§ **What you have to do**: Write out the material exactly, leaving every picture behind.
-------
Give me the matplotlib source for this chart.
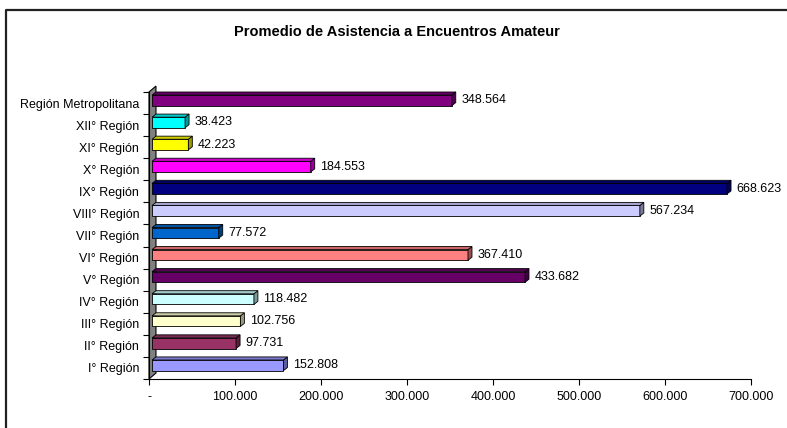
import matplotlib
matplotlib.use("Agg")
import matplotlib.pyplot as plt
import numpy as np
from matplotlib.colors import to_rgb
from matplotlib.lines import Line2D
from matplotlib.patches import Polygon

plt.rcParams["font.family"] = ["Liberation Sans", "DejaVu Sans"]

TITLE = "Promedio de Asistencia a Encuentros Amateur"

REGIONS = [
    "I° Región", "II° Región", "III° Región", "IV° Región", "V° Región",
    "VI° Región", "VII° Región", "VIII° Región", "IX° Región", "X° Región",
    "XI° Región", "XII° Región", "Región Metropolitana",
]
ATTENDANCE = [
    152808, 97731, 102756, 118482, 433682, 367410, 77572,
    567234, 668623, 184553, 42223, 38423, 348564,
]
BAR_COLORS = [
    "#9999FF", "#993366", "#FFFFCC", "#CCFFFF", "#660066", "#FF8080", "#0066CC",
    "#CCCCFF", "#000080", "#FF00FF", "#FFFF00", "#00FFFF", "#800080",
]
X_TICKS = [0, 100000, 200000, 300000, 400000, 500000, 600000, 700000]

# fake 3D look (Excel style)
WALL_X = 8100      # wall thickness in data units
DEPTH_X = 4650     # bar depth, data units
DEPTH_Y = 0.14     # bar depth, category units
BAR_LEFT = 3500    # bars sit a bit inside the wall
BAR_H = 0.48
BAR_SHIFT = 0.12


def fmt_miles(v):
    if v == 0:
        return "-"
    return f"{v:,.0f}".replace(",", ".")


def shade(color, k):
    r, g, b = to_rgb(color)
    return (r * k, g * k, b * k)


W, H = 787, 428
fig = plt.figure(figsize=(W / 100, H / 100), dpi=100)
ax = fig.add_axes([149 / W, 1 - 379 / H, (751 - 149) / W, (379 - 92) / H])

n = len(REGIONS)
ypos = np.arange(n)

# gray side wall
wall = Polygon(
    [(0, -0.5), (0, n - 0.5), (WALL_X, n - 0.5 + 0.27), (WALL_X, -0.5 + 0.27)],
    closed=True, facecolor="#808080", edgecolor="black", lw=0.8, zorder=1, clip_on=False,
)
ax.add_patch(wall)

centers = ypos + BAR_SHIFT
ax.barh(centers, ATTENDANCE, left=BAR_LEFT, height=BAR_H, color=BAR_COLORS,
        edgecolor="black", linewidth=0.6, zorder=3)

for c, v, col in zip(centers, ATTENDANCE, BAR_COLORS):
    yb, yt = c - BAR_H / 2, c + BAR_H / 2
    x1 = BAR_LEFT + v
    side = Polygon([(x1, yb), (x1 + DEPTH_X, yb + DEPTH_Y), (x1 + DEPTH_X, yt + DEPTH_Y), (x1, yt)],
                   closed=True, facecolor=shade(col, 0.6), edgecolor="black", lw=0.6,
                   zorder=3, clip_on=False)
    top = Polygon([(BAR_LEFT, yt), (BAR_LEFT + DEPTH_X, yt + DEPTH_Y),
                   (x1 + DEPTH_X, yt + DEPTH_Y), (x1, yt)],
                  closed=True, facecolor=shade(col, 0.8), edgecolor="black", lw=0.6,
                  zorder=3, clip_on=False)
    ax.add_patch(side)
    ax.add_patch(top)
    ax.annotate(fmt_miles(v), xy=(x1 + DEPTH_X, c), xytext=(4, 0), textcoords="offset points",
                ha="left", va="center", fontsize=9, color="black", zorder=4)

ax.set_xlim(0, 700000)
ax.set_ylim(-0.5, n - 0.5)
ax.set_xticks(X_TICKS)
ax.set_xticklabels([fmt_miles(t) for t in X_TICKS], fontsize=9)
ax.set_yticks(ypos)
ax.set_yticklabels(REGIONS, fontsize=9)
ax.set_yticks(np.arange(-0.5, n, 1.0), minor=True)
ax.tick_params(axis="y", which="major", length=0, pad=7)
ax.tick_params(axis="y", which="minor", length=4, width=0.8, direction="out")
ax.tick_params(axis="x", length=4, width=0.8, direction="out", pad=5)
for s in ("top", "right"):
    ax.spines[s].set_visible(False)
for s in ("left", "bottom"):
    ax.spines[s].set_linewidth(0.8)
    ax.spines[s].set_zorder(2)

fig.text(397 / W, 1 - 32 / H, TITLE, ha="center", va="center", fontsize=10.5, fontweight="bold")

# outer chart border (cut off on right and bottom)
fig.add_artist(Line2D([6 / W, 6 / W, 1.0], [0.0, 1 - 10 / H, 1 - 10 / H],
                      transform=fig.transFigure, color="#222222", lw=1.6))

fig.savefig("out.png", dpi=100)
-------
§ **Solution for this problem**:
Give me the matplotlib source for this chart.
import matplotlib
matplotlib.use("Agg")
import matplotlib.pyplot as plt
import numpy as np
from matplotlib.colors import to_rgb
from matplotlib.lines import Line2D
from matplotlib.patches import Polygon

plt.rcParams["font.family"] = ["Liberation Sans", "DejaVu Sans"]

TITLE = "Promedio de Asistencia a Encuentros Amateur"

REGIONS = [
    "I° Región", "II° Región", "III° Región", "IV° Región", "V° Región",
    "VI° Región", "VII° Región", "VIII° Región", "IX° Región", "X° Región",
    "XI° Región", "XII° Región", "Región Metropolitana",
]
ATTENDANCE = [
    152808, 97731, 102756, 118482, 433682, 367410, 77572,
    567234, 668623, 184553, 42223, 38423, 348564,
]
BAR_COLORS = [
    "#9999FF", "#993366", "#FFFFCC", "#CCFFFF", "#660066", "#FF8080", "#0066CC",
    "#CCCCFF", "#000080", "#FF00FF", "#FFFF00", "#00FFFF", "#800080",
]
X_TICKS = [0, 100000, 200000, 300000, 400000, 500000, 600000, 700000]

# fake 3D look (Excel style)
WALL_X = 8100      # wall thickness in data units
DEPTH_X = 4650     # bar depth, data units
DEPTH_Y = 0.14     # bar depth, category units
BAR_LEFT = 3500    # bars sit a bit inside the wall
BAR_H = 0.48
BAR_SHIFT = 0.12


def fmt_miles(v):
    if v == 0:
        return "-"
    return f"{v:,.0f}".replace(",", ".")


def shade(color, k):
    r, g, b = to_rgb(color)
    return (r * k, g * k, b * k)


W, H = 787, 428
fig = plt.figure(figsize=(W / 100, H / 100), dpi=100)
ax = fig.add_axes([149 / W, 1 - 379 / H, (751 - 149) / W, (379 - 92) / H])

n = len(REGIONS)
ypos = np.arange(n)

# gray side wall
wall = Polygon(
    [(0, -0.5), (0, n - 0.5), (WALL_X, n - 0.5 + 0.27), (WALL_X, -0.5 + 0.27)],
    closed=True, facecolor="#808080", edgecolor="black", lw=0.8, zorder=1, clip_on=False,
)
ax.add_patch(wall)

centers = ypos + BAR_SHIFT
ax.barh(centers, ATTENDANCE, left=BAR_LEFT, height=BAR_H, color=BAR_COLORS,
        edgecolor="black", linewidth=0.6, zorder=3)

for c, v, col in zip(centers, ATTENDANCE, BAR_COLORS):
    yb, yt = c - BAR_H / 2, c + BAR_H / 2
    x1 = BAR_LEFT + v
    side = Polygon([(x1, yb), (x1 + DEPTH_X, yb + DEPTH_Y), (x1 + DEPTH_X, yt + DEPTH_Y), (x1, yt)],
                   closed=True, facecolor=shade(col, 0.6), edgecolor="black", lw=0.6,
                   zorder=3, clip_on=False)
    top = Polygon([(BAR_LEFT, yt), (BAR_LEFT + DEPTH_X, yt + DEPTH_Y),
                   (x1 + DEPTH_X, yt + DEPTH_Y), (x1, yt)],
                  closed=True, facecolor=shade(col, 0.8), edgecolor="black", lw=0.6,
                  zorder=3, clip_on=False)
    ax.add_patch(side)
    ax.add_patch(top)
    ax.annotate(fmt_miles(v), xy=(x1 + DEPTH_X, c), xytext=(4, 0), textcoords="offset points",
                ha="left", va="center", fontsize=9, color="black", zorder=4)

ax.set_xlim(0, 700000)
ax.set_ylim(-0.5, n - 0.5)
ax.set_xticks(X_TICKS)
ax.set_xticklabels([fmt_miles(t) for t in X_TICKS], fontsize=9)
ax.set_yticks(ypos)
ax.set_yticklabels(REGIONS, fontsize=9)
ax.set_yticks(np.arange(-0.5, n, 1.0), minor=True)
ax.tick_params(axis="y", which="major", length=0, pad=7)
ax.tick_params(axis="y", which="minor", length=4, width=0.8, direction="out")
ax.tick_params(axis="x", length=4, width=0.8, direction="out", pad=5)
for s in ("top", "right"):
    ax.spines[s].set_visible(False)
for s in ("left", "bottom"):
    ax.spines[s].set_linewidth(0.8)
    ax.spines[s].set_zorder(2)

fig.text(397 / W, 1 - 32 / H, TITLE, ha="center", va="center", fontsize=10.5, fontweight="bold")

# outer chart border (cut off on right and bottom)
fig.add_artist(Line2D([6 / W, 6 / W, 1.0], [0.0, 1 - 10 / H, 1 - 10 / H],
                      transform=fig.transFigure, color="#222222", lw=1.6))

fig.savefig("out.png", dpi=100)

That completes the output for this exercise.